Exercise directions => Retype each line of the listing below, from the first through the one holding "0.00534, 0.00476, 0.005];", with no other lines.

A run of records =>

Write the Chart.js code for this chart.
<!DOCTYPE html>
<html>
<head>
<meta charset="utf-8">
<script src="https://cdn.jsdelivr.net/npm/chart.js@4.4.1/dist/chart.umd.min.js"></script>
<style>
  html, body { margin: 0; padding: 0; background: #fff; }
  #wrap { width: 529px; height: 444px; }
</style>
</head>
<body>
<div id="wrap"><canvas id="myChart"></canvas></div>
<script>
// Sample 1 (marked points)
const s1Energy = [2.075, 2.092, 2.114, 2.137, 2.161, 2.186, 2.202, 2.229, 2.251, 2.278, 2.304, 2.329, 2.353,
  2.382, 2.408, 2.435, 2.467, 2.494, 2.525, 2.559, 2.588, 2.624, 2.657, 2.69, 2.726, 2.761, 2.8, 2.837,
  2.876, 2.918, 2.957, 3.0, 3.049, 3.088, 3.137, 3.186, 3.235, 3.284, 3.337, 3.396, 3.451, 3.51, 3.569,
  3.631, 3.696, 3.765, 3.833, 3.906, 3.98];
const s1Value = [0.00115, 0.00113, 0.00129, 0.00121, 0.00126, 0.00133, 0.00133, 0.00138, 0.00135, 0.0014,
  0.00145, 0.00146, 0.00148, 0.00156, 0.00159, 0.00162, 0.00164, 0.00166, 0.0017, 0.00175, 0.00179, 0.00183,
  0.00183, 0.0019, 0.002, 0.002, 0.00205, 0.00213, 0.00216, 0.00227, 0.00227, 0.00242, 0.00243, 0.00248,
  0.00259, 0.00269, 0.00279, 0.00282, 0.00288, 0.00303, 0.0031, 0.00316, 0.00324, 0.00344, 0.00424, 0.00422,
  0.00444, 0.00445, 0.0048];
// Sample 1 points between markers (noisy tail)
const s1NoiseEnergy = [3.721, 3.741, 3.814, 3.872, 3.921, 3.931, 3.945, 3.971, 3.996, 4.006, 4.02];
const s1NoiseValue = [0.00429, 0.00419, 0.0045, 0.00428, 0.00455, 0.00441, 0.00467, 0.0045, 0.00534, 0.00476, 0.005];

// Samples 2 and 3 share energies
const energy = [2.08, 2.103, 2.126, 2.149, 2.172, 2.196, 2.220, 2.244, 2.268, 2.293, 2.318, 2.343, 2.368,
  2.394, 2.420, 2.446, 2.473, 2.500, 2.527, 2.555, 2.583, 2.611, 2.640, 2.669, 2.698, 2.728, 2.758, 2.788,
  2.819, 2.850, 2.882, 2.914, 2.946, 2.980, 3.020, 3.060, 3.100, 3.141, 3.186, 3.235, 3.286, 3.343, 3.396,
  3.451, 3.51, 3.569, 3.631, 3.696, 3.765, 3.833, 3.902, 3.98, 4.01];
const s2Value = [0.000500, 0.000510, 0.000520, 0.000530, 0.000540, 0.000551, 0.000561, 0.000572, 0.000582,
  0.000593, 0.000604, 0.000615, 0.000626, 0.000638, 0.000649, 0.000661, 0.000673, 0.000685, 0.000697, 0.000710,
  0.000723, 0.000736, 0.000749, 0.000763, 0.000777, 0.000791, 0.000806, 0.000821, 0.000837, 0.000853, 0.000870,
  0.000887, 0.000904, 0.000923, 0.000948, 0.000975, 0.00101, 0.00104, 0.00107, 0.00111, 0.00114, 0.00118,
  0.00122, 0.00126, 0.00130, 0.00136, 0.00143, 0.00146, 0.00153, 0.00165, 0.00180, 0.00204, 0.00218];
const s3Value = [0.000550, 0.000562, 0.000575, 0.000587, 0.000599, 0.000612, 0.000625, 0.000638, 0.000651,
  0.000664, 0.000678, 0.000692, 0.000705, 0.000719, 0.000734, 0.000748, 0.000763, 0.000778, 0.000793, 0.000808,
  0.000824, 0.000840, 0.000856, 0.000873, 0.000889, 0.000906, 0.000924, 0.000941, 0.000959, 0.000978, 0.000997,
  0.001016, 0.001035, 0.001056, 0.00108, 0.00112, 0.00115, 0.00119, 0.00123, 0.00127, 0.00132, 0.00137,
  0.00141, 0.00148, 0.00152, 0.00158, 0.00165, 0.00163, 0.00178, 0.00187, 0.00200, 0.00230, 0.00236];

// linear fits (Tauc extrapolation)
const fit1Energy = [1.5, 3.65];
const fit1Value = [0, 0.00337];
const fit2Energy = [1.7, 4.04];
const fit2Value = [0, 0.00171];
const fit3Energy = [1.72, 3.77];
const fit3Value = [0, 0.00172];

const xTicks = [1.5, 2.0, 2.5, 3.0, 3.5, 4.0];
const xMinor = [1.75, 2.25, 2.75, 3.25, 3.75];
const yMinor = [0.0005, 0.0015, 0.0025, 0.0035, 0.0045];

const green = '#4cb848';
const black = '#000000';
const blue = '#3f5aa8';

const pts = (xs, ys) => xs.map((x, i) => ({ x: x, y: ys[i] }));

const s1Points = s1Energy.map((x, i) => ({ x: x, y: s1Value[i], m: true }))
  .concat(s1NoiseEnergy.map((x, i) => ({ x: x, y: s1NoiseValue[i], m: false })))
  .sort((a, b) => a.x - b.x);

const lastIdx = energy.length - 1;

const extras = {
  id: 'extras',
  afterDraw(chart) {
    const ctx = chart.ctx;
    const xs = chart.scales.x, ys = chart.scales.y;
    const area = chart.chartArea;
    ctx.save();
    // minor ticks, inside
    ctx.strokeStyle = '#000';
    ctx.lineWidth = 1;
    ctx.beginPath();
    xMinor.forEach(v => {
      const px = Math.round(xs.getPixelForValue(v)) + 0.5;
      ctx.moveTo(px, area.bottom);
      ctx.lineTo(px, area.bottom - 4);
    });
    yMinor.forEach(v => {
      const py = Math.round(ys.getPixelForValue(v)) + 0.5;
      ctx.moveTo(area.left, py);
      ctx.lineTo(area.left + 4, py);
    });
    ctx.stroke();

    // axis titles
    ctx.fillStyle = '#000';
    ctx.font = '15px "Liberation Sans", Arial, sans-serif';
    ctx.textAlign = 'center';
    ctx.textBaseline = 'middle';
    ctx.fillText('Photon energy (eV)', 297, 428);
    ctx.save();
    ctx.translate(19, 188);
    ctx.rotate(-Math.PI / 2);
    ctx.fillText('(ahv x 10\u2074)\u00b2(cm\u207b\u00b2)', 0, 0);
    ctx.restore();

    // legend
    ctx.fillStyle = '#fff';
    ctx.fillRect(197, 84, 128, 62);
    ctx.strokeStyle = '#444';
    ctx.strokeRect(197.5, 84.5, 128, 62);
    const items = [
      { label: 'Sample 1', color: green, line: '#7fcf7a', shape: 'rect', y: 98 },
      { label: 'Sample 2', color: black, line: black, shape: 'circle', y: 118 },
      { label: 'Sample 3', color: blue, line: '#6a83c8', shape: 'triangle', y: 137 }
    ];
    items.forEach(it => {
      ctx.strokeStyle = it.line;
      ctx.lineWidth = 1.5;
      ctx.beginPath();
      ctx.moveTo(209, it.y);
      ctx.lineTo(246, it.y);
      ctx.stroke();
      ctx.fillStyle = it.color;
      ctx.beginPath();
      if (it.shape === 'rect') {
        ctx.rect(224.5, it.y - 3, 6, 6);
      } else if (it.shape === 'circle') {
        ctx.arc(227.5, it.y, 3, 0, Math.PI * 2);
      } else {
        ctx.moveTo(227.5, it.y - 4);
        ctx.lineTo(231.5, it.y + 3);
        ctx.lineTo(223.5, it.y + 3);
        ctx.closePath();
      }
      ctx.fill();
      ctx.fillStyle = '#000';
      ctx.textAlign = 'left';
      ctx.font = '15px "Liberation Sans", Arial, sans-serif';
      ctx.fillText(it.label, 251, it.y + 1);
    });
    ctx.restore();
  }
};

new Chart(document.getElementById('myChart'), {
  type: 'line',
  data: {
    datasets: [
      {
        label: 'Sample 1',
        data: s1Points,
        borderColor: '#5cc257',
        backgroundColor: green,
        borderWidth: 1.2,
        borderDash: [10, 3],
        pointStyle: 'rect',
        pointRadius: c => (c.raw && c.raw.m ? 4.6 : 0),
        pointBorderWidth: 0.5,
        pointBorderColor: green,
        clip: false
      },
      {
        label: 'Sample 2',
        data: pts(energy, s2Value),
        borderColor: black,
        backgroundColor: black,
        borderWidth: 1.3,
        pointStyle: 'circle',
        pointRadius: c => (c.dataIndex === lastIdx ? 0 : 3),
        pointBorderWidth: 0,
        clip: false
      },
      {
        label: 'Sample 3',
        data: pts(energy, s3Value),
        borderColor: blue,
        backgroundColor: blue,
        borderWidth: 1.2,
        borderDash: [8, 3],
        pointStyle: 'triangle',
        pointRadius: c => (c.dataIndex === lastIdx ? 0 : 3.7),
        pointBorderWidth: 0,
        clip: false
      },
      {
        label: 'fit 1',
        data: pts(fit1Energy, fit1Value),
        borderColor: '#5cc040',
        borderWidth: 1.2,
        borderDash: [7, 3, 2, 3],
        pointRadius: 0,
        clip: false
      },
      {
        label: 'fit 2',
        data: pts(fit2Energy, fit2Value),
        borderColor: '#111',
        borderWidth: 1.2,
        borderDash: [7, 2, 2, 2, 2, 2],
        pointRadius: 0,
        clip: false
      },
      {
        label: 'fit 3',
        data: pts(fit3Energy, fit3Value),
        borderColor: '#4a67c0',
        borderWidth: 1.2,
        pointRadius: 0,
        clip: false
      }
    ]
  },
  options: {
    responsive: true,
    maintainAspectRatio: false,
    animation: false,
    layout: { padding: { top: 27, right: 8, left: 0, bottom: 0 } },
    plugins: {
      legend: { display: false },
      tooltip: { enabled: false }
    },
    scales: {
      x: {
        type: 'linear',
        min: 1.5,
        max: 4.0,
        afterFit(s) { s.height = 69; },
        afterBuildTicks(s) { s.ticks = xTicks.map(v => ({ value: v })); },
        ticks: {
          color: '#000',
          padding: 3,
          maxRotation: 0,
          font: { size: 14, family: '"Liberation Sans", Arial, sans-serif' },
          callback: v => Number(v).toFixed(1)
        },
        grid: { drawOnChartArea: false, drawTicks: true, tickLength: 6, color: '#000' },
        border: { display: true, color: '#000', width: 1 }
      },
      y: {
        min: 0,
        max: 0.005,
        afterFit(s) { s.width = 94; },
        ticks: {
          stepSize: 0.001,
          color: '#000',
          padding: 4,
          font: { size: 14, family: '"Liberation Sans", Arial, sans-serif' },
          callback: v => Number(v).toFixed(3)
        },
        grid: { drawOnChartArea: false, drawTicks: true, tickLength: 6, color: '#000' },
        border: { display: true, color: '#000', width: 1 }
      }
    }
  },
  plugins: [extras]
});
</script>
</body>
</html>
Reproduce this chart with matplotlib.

Output below =>
Write the Chart.js code for this chart.
<!DOCTYPE html>
<html>
<head>
<meta charset="utf-8">
<script src="https://cdn.jsdelivr.net/npm/chart.js@4.4.1/dist/chart.umd.min.js"></script>
<style>
  html, body { margin: 0; padding: 0; background: #fff; }
  #wrap { width: 529px; height: 444px; }
</style>
</head>
<body>
<div id="wrap"><canvas id="myChart"></canvas></div>
<script>
// Sample 1 (marked points)
const s1Energy = [2.075, 2.092, 2.114, 2.137, 2.161, 2.186, 2.202, 2.229, 2.251, 2.278, 2.304, 2.329, 2.353,
  2.382, 2.408, 2.435, 2.467, 2.494, 2.525, 2.559, 2.588, 2.624, 2.657, 2.69, 2.726, 2.761, 2.8, 2.837,
  2.876, 2.918, 2.957, 3.0, 3.049, 3.088, 3.137, 3.186, 3.235, 3.284, 3.337, 3.396, 3.451, 3.51, 3.569,
  3.631, 3.696, 3.765, 3.833, 3.906, 3.98];
const s1Value = [0.00115, 0.00113, 0.00129, 0.00121, 0.00126, 0.00133, 0.00133, 0.00138, 0.00135, 0.0014,
  0.00145, 0.00146, 0.00148, 0.00156, 0.00159, 0.00162, 0.00164, 0.00166, 0.0017, 0.00175, 0.00179, 0.00183,
  0.00183, 0.0019, 0.002, 0.002, 0.00205, 0.00213, 0.00216, 0.00227, 0.00227, 0.00242, 0.00243, 0.00248,
  0.00259, 0.00269, 0.00279, 0.00282, 0.00288, 0.00303, 0.0031, 0.00316, 0.00324, 0.00344, 0.00424, 0.00422,
  0.00444, 0.00445, 0.0048];
// Sample 1 points between markers (noisy tail)
const s1NoiseEnergy = [3.721, 3.741, 3.814, 3.872, 3.921, 3.931, 3.945, 3.971, 3.996, 4.006, 4.02];
const s1NoiseValue = [0.00429, 0.00419, 0.0045, 0.00428, 0.00455, 0.00441, 0.00467, 0.0045, 0.00534, 0.00476, 0.005];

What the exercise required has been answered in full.